- _What you are asked to do_
Take the data below and copy exactly the lines starting at the one with "Generate a web" and finishing at the one with "0.12, 0.05, 0];", both included.

Dataset excerpt
* * *
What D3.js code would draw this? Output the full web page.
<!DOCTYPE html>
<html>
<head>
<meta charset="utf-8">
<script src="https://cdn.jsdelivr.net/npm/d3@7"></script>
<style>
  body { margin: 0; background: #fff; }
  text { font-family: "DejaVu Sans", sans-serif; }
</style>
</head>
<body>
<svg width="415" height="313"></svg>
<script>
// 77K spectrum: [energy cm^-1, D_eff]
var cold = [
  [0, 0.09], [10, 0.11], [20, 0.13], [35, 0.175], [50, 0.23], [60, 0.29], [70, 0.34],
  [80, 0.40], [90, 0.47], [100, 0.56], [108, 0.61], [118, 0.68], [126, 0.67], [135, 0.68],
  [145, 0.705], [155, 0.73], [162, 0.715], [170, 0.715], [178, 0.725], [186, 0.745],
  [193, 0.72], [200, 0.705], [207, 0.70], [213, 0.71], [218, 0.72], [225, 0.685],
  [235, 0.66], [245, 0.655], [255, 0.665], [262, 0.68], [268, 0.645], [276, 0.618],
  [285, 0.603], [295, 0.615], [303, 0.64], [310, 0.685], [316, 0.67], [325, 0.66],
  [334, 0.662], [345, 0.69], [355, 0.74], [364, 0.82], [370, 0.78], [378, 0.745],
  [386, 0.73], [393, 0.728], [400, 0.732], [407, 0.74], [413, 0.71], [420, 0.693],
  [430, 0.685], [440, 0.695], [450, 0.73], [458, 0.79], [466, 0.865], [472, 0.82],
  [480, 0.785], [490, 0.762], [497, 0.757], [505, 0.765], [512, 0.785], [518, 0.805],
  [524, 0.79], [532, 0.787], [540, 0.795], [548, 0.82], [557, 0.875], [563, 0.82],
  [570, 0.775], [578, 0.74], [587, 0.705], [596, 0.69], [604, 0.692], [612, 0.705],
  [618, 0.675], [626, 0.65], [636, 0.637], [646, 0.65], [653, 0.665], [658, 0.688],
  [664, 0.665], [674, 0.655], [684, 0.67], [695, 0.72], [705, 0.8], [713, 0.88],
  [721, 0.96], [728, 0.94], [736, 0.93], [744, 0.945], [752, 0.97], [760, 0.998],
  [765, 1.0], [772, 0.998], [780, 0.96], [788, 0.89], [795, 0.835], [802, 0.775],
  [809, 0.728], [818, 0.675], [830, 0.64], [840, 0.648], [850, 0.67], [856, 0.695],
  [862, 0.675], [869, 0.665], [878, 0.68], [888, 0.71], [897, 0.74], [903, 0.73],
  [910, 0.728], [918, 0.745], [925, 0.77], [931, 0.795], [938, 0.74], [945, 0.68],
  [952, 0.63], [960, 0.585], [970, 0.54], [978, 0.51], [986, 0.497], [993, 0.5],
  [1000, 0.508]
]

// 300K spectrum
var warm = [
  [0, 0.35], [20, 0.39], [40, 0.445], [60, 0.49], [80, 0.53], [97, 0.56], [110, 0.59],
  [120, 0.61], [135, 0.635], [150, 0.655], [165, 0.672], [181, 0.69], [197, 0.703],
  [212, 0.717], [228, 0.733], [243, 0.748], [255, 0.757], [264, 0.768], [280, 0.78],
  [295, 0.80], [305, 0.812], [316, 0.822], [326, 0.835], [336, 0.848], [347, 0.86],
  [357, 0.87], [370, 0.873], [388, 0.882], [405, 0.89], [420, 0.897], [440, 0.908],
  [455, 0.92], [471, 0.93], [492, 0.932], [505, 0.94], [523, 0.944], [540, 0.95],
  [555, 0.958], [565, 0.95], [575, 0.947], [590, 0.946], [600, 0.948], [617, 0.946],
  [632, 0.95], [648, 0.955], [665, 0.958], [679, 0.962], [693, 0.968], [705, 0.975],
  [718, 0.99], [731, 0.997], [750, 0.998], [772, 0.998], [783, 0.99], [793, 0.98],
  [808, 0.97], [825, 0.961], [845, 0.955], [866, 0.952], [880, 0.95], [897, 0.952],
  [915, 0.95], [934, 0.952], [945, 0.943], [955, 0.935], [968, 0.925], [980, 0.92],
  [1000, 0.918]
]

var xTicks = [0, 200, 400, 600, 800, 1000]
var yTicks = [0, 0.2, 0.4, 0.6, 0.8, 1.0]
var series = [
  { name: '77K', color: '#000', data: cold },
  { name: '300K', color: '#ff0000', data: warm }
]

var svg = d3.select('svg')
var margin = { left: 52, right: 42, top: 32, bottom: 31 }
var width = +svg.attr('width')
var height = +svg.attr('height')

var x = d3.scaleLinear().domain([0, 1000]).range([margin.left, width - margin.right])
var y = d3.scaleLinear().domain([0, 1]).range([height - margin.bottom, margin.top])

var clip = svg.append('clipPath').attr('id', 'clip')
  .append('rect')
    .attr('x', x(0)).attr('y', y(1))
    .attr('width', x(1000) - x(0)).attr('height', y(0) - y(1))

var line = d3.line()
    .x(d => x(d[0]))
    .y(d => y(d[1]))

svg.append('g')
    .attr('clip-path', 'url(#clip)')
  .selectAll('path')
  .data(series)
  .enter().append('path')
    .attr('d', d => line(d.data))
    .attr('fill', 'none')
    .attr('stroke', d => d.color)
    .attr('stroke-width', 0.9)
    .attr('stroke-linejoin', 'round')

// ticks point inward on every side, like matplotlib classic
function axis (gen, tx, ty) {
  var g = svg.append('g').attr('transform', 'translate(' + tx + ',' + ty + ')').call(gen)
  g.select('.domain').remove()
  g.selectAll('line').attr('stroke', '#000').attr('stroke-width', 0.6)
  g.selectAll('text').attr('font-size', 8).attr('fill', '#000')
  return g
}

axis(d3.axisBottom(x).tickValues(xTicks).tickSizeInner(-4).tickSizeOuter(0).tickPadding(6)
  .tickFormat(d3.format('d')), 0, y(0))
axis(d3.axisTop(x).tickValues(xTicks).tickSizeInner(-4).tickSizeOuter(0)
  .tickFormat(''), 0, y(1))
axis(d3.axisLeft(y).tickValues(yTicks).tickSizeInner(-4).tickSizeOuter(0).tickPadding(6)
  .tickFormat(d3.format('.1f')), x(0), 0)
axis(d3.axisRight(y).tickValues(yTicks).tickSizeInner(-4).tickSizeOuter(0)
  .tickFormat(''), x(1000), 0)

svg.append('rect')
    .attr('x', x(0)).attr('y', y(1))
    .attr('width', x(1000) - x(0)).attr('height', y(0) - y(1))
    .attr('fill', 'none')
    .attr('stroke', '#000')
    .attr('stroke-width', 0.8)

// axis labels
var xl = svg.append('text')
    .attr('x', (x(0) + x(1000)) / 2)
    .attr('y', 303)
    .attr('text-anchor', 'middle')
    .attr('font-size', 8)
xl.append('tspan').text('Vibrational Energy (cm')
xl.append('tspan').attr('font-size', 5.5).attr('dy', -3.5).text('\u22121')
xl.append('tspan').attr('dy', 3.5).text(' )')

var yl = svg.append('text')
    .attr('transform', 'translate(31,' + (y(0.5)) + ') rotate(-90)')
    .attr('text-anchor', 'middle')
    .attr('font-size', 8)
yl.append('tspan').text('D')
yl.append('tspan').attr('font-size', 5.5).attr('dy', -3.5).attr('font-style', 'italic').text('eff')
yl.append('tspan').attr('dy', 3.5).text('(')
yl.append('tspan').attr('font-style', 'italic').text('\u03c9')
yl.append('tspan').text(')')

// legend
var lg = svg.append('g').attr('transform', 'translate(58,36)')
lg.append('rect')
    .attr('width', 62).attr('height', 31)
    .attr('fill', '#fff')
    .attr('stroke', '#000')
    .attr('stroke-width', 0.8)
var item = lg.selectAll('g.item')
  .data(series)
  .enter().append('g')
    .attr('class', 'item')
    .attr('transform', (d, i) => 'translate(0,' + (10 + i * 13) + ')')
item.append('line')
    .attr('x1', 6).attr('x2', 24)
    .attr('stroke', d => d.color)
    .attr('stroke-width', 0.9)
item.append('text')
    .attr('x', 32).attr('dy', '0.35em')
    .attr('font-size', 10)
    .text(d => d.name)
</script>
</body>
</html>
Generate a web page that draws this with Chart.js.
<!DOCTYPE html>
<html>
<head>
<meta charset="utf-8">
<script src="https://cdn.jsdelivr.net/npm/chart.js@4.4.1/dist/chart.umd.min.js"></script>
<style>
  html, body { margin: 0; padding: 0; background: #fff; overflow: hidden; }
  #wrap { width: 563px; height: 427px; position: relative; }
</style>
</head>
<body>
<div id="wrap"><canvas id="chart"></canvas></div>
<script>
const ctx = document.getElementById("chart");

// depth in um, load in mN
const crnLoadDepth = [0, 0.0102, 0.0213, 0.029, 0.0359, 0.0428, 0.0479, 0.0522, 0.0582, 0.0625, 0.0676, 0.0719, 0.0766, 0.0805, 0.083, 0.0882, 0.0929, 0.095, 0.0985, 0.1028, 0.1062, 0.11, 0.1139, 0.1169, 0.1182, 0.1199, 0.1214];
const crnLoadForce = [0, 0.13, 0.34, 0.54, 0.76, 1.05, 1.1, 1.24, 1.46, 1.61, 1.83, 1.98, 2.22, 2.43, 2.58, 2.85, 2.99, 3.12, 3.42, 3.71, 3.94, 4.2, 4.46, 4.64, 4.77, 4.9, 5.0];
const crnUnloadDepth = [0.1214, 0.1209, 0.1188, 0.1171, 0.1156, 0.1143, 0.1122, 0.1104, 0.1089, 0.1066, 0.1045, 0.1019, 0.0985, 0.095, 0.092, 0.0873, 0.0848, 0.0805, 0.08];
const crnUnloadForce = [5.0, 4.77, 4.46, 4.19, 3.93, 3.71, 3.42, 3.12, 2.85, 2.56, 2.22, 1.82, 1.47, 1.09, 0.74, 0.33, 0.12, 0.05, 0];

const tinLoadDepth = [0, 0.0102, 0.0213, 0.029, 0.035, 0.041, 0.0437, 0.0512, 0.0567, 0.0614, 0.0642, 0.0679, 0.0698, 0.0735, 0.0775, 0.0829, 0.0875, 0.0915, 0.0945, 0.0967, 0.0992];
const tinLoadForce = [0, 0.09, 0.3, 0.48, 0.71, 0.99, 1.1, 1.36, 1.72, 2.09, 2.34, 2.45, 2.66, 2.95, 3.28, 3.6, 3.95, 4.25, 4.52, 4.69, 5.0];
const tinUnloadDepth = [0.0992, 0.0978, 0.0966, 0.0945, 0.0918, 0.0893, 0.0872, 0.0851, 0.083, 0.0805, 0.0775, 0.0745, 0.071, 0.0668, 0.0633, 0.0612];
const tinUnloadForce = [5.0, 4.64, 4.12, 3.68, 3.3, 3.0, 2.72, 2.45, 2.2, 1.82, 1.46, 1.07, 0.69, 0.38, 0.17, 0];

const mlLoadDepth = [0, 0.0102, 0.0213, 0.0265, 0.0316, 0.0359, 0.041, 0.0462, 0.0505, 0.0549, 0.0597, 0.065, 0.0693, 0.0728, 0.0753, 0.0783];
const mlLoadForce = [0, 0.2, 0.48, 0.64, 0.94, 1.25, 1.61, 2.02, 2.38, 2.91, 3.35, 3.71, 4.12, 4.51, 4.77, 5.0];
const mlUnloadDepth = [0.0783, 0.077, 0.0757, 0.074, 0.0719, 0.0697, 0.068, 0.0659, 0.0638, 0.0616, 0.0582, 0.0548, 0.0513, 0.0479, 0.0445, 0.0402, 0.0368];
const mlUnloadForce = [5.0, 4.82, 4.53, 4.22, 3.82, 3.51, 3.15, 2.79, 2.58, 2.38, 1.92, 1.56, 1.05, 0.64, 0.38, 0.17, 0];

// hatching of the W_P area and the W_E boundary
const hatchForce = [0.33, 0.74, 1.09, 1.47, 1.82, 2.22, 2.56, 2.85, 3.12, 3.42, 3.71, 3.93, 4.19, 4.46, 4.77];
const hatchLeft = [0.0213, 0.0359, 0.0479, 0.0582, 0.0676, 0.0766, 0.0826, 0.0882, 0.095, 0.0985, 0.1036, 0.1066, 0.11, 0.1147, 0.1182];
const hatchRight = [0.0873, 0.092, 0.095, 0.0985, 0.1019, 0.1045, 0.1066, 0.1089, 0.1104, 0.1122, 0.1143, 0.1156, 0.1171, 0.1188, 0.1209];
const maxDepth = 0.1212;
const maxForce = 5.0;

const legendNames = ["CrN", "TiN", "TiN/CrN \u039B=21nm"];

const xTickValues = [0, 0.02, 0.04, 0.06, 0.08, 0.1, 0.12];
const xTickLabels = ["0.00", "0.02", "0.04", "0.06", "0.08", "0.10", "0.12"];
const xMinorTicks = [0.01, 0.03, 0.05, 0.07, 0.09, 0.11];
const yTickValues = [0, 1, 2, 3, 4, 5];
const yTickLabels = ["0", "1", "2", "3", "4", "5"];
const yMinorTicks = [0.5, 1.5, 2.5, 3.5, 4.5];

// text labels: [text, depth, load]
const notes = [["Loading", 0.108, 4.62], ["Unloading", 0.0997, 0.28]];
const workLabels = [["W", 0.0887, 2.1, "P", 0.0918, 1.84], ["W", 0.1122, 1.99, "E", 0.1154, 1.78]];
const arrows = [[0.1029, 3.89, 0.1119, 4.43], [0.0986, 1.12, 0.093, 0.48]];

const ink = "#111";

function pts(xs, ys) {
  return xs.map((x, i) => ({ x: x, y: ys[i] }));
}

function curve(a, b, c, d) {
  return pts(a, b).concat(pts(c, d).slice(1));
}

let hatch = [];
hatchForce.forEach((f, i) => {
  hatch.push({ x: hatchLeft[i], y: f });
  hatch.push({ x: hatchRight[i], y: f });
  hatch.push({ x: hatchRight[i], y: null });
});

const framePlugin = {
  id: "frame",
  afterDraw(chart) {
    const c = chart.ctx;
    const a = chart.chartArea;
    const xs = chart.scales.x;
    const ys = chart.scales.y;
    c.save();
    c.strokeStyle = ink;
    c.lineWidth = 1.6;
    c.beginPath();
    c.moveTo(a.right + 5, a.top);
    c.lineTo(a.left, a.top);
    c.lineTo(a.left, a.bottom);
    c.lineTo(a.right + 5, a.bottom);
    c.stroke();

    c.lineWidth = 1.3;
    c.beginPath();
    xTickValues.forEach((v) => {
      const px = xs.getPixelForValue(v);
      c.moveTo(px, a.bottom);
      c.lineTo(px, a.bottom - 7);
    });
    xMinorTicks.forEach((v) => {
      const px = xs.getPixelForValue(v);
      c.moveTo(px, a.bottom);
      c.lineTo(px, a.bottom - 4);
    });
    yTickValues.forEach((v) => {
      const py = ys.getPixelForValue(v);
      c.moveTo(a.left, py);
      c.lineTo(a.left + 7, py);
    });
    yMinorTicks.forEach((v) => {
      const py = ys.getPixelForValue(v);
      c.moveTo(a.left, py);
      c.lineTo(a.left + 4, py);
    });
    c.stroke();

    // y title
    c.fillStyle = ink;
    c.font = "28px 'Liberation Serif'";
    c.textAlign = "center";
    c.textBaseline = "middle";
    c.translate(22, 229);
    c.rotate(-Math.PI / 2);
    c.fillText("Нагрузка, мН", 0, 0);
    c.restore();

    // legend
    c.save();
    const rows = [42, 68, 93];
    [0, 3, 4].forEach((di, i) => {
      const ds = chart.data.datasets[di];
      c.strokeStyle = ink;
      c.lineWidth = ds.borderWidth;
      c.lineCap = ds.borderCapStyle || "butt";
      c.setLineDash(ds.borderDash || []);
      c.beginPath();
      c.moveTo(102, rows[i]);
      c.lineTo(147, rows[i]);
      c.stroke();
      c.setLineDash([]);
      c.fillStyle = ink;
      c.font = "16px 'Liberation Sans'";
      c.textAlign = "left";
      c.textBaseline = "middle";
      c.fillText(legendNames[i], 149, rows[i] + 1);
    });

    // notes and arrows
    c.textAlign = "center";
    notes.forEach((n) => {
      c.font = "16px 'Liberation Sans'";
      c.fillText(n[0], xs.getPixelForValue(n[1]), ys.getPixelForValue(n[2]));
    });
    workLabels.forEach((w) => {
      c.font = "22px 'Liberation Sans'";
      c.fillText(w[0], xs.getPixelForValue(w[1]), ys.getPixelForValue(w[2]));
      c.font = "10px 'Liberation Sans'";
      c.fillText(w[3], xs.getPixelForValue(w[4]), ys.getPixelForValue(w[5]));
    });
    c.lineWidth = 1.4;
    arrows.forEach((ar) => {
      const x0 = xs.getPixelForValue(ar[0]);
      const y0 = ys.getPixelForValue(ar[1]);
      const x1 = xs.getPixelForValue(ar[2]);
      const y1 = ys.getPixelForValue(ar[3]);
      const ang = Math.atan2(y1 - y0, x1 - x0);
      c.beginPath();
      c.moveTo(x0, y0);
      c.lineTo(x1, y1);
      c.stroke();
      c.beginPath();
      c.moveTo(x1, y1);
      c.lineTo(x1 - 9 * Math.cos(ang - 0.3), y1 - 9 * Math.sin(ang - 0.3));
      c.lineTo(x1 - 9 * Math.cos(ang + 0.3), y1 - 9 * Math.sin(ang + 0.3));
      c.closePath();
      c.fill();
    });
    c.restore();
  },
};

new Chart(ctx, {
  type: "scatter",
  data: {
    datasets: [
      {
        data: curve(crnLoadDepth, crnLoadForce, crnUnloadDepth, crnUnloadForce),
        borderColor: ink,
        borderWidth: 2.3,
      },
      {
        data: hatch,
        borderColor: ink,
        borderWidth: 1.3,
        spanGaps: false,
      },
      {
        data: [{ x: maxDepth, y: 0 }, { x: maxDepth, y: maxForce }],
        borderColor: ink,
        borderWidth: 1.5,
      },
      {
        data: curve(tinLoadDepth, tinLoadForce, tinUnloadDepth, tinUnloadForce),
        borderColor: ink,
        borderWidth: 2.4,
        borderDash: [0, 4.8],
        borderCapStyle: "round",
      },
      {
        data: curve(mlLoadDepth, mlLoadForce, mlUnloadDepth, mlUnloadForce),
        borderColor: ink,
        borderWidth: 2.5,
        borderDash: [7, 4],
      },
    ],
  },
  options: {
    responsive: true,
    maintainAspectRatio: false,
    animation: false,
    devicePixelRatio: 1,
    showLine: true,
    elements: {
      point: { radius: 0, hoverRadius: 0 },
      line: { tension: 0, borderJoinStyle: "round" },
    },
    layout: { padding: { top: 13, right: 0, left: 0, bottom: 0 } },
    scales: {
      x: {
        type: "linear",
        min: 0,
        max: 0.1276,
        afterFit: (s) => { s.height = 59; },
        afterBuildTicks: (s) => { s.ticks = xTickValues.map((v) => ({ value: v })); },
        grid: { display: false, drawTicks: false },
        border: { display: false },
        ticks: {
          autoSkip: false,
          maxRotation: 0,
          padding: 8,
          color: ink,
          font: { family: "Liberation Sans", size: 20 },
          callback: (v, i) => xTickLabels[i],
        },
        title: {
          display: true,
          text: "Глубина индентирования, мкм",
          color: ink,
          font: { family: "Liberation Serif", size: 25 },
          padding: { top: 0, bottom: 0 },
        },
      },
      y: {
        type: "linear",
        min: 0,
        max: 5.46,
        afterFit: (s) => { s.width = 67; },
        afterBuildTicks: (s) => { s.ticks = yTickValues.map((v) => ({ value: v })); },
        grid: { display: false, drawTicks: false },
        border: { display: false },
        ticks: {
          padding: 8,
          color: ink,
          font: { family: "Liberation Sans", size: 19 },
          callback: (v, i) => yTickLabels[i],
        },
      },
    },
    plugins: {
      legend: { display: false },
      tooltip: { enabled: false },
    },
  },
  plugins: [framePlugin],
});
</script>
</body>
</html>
* * *
- _Final result_
Generate a web page that draws this with Chart.js.
<!DOCTYPE html>
<html>
<head>
<meta charset="utf-8">
<script src="https://cdn.jsdelivr.net/npm/chart.js@4.4.1/dist/chart.umd.min.js"></script>
<style>
  html, body { margin: 0; padding: 0; background: #fff; overflow: hidden; }
  #wrap { width: 563px; height: 427px; position: relative; }
</style>
</head>
<body>
<div id="wrap"><canvas id="chart"></canvas></div>
<script>
const ctx = document.getElementById("chart");

// depth in um, load in mN
const crnLoadDepth = [0, 0.0102, 0.0213, 0.029, 0.0359, 0.0428, 0.0479, 0.0522, 0.0582, 0.0625, 0.0676, 0.0719, 0.0766, 0.0805, 0.083, 0.0882, 0.0929, 0.095, 0.0985, 0.1028, 0.1062, 0.11, 0.1139, 0.1169, 0.1182, 0.1199, 0.1214];
const crnLoadForce = [0, 0.13, 0.34, 0.54, 0.76, 1.05, 1.1, 1.24, 1.46, 1.61, 1.83, 1.98, 2.22, 2.43, 2.58, 2.85, 2.99, 3.12, 3.42, 3.71, 3.94, 4.2, 4.46, 4.64, 4.77, 4.9, 5.0];
const crnUnloadDepth = [0.1214, 0.1209, 0.1188, 0.1171, 0.1156, 0.1143, 0.1122, 0.1104, 0.1089, 0.1066, 0.1045, 0.1019, 0.0985, 0.095, 0.092, 0.0873, 0.0848, 0.0805, 0.08];
const crnUnloadForce = [5.0, 4.77, 4.46, 4.19, 3.93, 3.71, 3.42, 3.12, 2.85, 2.56, 2.22, 1.82, 1.47, 1.09, 0.74, 0.33, 0.12, 0.05, 0];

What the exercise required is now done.